Part 2 - Starting Out
Beginnings are perhaps the trickiest for me. Aside from finding the time to actually write, I feel the starting itself needs to grab the reader's attention, as well as set up the scene and characters, without doing a bunch of boring exposition. If you don't have someone's attention pretty fast, particularly in this day and age, they will move on.
My trouble with starting out may be why I spent a while with fanfiction (and why I suspect it's a good lead in for beginners) - the framework for an episode of "Sliders" or "Iron Chef" is already there, so no need to think as hard about what you'll be doing at the beginning.
If you're going original though, there is the trick of In Medias Res to grab attention, basically a 'here's a bunch of action, now let's rewind time to set it up' motif. I used it in my award winning Read or Die fanfiction, "Time and Tide". A bunch of television episodes also use it.
I actually dislike that cliche.
Despite that, since the "Virga" series was all about James writing (in first person) after the fact, I felt like I could get away with a variation on it for the WriMo. By referencing a few bits of where we were headed, I hoped it would tease, but that some of the key bits would only register subconsciously. The reader would then be reminded later, perhaps becoming impressed by my foreshadowing. (I don't foreshadow as much as you think though. More on that next time.)
However, starting with James thinking about Melissa might be why the whole thing veered more towards romance than fantasy.
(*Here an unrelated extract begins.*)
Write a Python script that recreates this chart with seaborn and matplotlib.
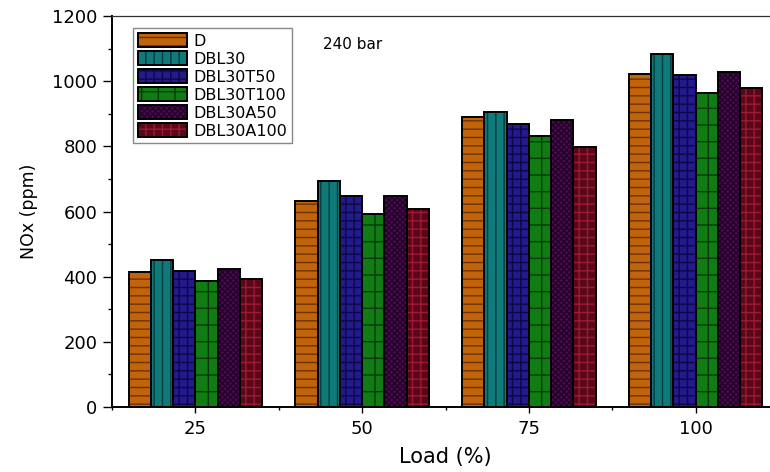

Which isn't bad, but was a bit unexpected. (My attempt at deception there is also why Part 1 spiraled a bit out of control, but more on that later too.) I wonder if I should pay more attention to how I start in the future. In my prior WriMo attempt, I started with Simon in his profession, since he was a magician, and magic was meant to be the main theme.
Anyone else have a better way to begin?
Once I'm through the first couple pages, I usually have an incident I'm working towards. Things build up to that incident, then I look past it to the next one, and so on. This is within the larger plot point that I laid out earlier. What I mean by that is, for Virga, the plot point was "Popular Actress in Trouble" (an idea I'd once had for a case that never materialized) while the incidents were "introduce actress", "encounter with Melissa", "introduce magic", "introduce trouble", "confirm trouble", and so on.
I write this way most of the time, particularly evident during "Time Trippers", where I had a fixed length for each episode. I find it helps me cut out a lot of the 'fluff', where people are talking, but what they've said really had no impact on their characters, the plot, or the setting. In other words, I'm preemptively removing pointless scenes. Which is my first difficulty in a WriMo - since aren't you supposed to be writing everything (or "just writing!"), even if it does turn out be fluff? The fluff is what you edit out later!
No. If I write it, it needs to have a purpose in the grand design.
Now, I know that others find those sorts of rambling "write anything" moments helpful for giving insight into their characters, or sparking ideas, creating new complicating incidents, et cetera, but honestly? That's what my framework was for. Once I'm actually writing, I have a good sense of everyone's personalities and the plot points that are going to occur. I don't want to probe any deeper without due cause. At best it seems wasteful, at worst, it throws my story off and I'm lost.
But more than that, I don't NEED to "just write anything". At this point the writing is flowing from incident to incident, and I'm interweaving characters and/or backstory as it becomes necessary. I'm on a roll.
Until inevitably, I get stuck. Which I fancy isn't the same way a lot of other people get stuck.